What needs to be done →
Transcribe the material verbatim in full; the pictures do not belong in the copy.

──────── Collected data ────────

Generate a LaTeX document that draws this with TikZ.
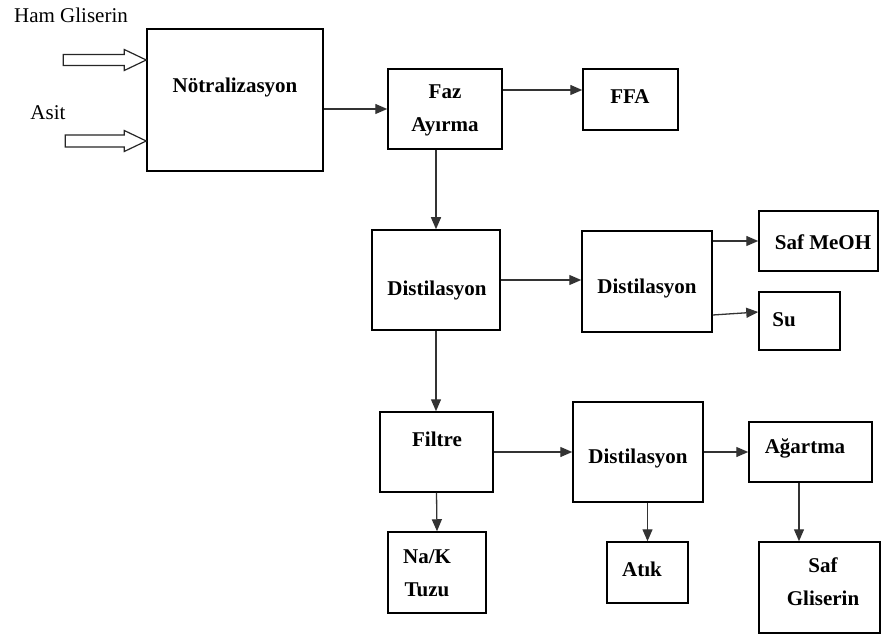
\documentclass[tikz,border=0pt]{standalone}
\usepackage{fontspec}
\setmainfont{Liberation Serif}
\usetikzlibrary{fit,calc,arrows.meta}
\begin{document}
\begin{tikzpicture}[x=1pt,y=-1pt,
  box/.style={draw=black, line width=1.5pt, inner sep=0pt},
  lbl/.style={font=\fontsize{21}{33}\selectfont\bfseries, align=center, inner sep=0pt},
  plain/.style={font=\fontsize{21}{24}\selectfont, inner sep=0pt},
  arr/.style={line width=1.3pt, draw=black!80, -{Triangle[length=12pt,width=10pt]}},
  hollow/.style={draw=black!85, line width=1.2pt, fill=white}]
\useasboundingbox (0,0) rectangle (883,636);

% process boxes
\node[box, fit={(147,29) (323,171)}] (notr) {};
\node[box, fit={(388,69) (502,149)}] (faz) {};
\node[box, fit={(583,69) (678,130)}] (ffa) {};
\node[box, fit={(372,230) (500,330)}] (dist1) {};
\node[box, fit={(582,231) (712,332)}] (dist2) {};
\node[box, fit={(759,211) (878,271)}] (meoh) {};
\node[box, fit={(759,292) (840,350)}] (su) {};
\node[box, fit={(380,412) (493,492)}] (filtre) {};
\node[box, fit={(573,402) (703,502)}] (dist3) {};
\node[box, fit={(749,422) (872,482)}] (agar) {};
\node[box, fit={(388,532) (486,613)}] (nak) {};
\node[box, fit={(607,542) (688,603)}] (atik) {};
\node[box, fit={(759,542) (880,633)}] (gli) {};

% box texts
\node[lbl] (tnotr) at (235,87) {Nötralizasyon};
\node[lbl] (tfaz) at (445,110) {Faz\\Ayırma};
\node[lbl] (tffa) at (630,97) {FFA};
\node[lbl] (tdist1) at (437,290) {Distilasyon};
\node[lbl] (tdist2) at (647,288) {Distilasyon};
\node[lbl] (tmeoh) at (823,242) {Saf MeOH};
\node[lbl] (tsu) at (784,320) {Su};
\node[lbl] (tfiltre) at (437,439) {Filtre};
\node[lbl] (tdist3) at (638,458) {Distilasyon};
\node[lbl] (tagar) at (805,448) {Ağartma};
\node[lbl] (tnak) at (427,573) {Na/K\\Tuzu};
\node[lbl] (tatik) at (642,569) {Atık};
\node[lbl] (tgli) at (823,582) {Saf\\Gliserin};

% feed labels
\node[plain] (ham) at (71,15) {Ham Gliserin};
\node[plain] (asit) at (48,113) {Asit};

% hollow feed arrows
\coordinate (tipA) at ([yshift=40pt]notr.west);
\coordinate (tipB) at ([yshift=-41pt]notr.west);
\draw[hollow] (tipA) -- ($(tipA)+(-22,-10.5)$) -- ($(tipA)+(-22,-5.5)$) -- ($(tipA)+(-83,-5.5)$)
  -- ($(tipA)+(-83,5.5)$) -- ($(tipA)+(-22,5.5)$) -- ($(tipA)+(-22,10.5)$) -- cycle;
\draw[hollow] (tipB) -- ($(tipB)+(-22,-10.5)$) -- ($(tipB)+(-22,-6)$) -- ($(tipB)+(-81,-6)$)
  -- ($(tipB)+(-81,6)$) -- ($(tipB)+(-22,6)$) -- ($(tipB)+(-22,10.5)$) -- cycle;

% connectors
\draw[arr] (notr.east |- faz.west) -- (faz.west);
\draw[arr] ([yshift=19pt]faz.east) coordinate (f1) -- (f1 -| ffa.west);
\draw[arr] (faz.south -| dist1.north) -- (dist1.north);
\draw[arr] (dist1.east) -- (dist1.east -| dist2.west);
\draw[arr] (dist2.east |- meoh.west) -- (meoh.west);
\draw[arr] ([yshift=-33.5pt]dist2.east) -- ([yshift=9pt]su.west);
\draw[arr] (dist1.south) -- (dist1.south |- filtre.north);
\draw[arr] (filtre.east) -- (filtre.east -| dist3.west);
\draw[arr] (dist3.east) -- (dist3.east -| agar.west);
\draw[arr] ([xshift=-11.5pt]agar.south) coordinate (a1) -- (a1 |- gli.north);
\draw[arr] (filtre.south) -- (nak.north);
\draw[arr] (dist3.south -| atik.north) -- (atik.north);
\end{tikzpicture}
\end{document}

────────

Written response →
Generate a LaTeX document that draws this with TikZ.
\documentclass[tikz,border=0pt]{standalone}
\usepackage{fontspec}
\setmainfont{Liberation Serif}
\usetikzlibrary{fit,calc,arrows.meta}
\begin{document}
\begin{tikzpicture}[x=1pt,y=-1pt,
  box/.style={draw=black, line width=1.5pt, inner sep=0pt},
  lbl/.style={font=\fontsize{21}{33}\selectfont\bfseries, align=center, inner sep=0pt},
  plain/.style={font=\fontsize{21}{24}\selectfont, inner sep=0pt},
  arr/.style={line width=1.3pt, draw=black!80, -{Triangle[length=12pt,width=10pt]}},
  hollow/.style={draw=black!85, line width=1.2pt, fill=white}]
\useasboundingbox (0,0) rectangle (883,636);

% process boxes
\node[box, fit={(147,29) (323,171)}] (notr) {};
\node[box, fit={(388,69) (502,149)}] (faz) {};
\node[box, fit={(583,69) (678,130)}] (ffa) {};
\node[box, fit={(372,230) (500,330)}] (dist1) {};
\node[box, fit={(582,231) (712,332)}] (dist2) {};
\node[box, fit={(759,211) (878,271)}] (meoh) {};
\node[box, fit={(759,292) (840,350)}] (su) {};
\node[box, fit={(380,412) (493,492)}] (filtre) {};
\node[box, fit={(573,402) (703,502)}] (dist3) {};
\node[box, fit={(749,422) (872,482)}] (agar) {};
\node[box, fit={(388,532) (486,613)}] (nak) {};
\node[box, fit={(607,542) (688,603)}] (atik) {};
\node[box, fit={(759,542) (880,633)}] (gli) {};

% box texts
\node[lbl] (tnotr) at (235,87) {Nötralizasyon};
\node[lbl] (tfaz) at (445,110) {Faz\\Ayırma};
\node[lbl] (tffa) at (630,97) {FFA};
\node[lbl] (tdist1) at (437,290) {Distilasyon};
\node[lbl] (tdist2) at (647,288) {Distilasyon};
\node[lbl] (tmeoh) at (823,242) {Saf MeOH};
\node[lbl] (tsu) at (784,320) {Su};
\node[lbl] (tfiltre) at (437,439) {Filtre};
\node[lbl] (tdist3) at (638,458) {Distilasyon};
\node[lbl] (tagar) at (805,448) {Ağartma};
\node[lbl] (tnak) at (427,573) {Na/K\\Tuzu};
\node[lbl] (tatik) at (642,569) {Atık};
\node[lbl] (tgli) at (823,582) {Saf\\Gliserin};

% feed labels
\node[plain] (ham) at (71,15) {Ham Gliserin};
\node[plain] (asit) at (48,113) {Asit};

% hollow feed arrows
\coordinate (tipA) at ([yshift=40pt]notr.west);
\coordinate (tipB) at ([yshift=-41pt]notr.west);
\draw[hollow] (tipA) -- ($(tipA)+(-22,-10.5)$) -- ($(tipA)+(-22,-5.5)$) -- ($(tipA)+(-83,-5.5)$)
  -- ($(tipA)+(-83,5.5)$) -- ($(tipA)+(-22,5.5)$) -- ($(tipA)+(-22,10.5)$) -- cycle;
\draw[hollow] (tipB) -- ($(tipB)+(-22,-10.5)$) -- ($(tipB)+(-22,-6)$) -- ($(tipB)+(-81,-6)$)
  -- ($(tipB)+(-81,6)$) -- ($(tipB)+(-22,6)$) -- ($(tipB)+(-22,10.5)$) -- cycle;

% connectors
\draw[arr] (notr.east |- faz.west) -- (faz.west);
\draw[arr] ([yshift=19pt]faz.east) coordinate (f1) -- (f1 -| ffa.west);
\draw[arr] (faz.south -| dist1.north) -- (dist1.north);
\draw[arr] (dist1.east) -- (dist1.east -| dist2.west);
\draw[arr] (dist2.east |- meoh.west) -- (meoh.west);
\draw[arr] ([yshift=-33.5pt]dist2.east) -- ([yshift=9pt]su.west);
\draw[arr] (dist1.south) -- (dist1.south |- filtre.north);
\draw[arr] (filtre.east) -- (filtre.east -| dist3.west);
\draw[arr] (dist3.east) -- (dist3.east -| agar.west);
\draw[arr] ([xshift=-11.5pt]agar.south) coordinate (a1) -- (a1 |- gli.north);
\draw[arr] (filtre.south) -- (nak.north);
\draw[arr] (dist3.south -| atik.north) -- (atik.north);
\end{tikzpicture}
\end{document}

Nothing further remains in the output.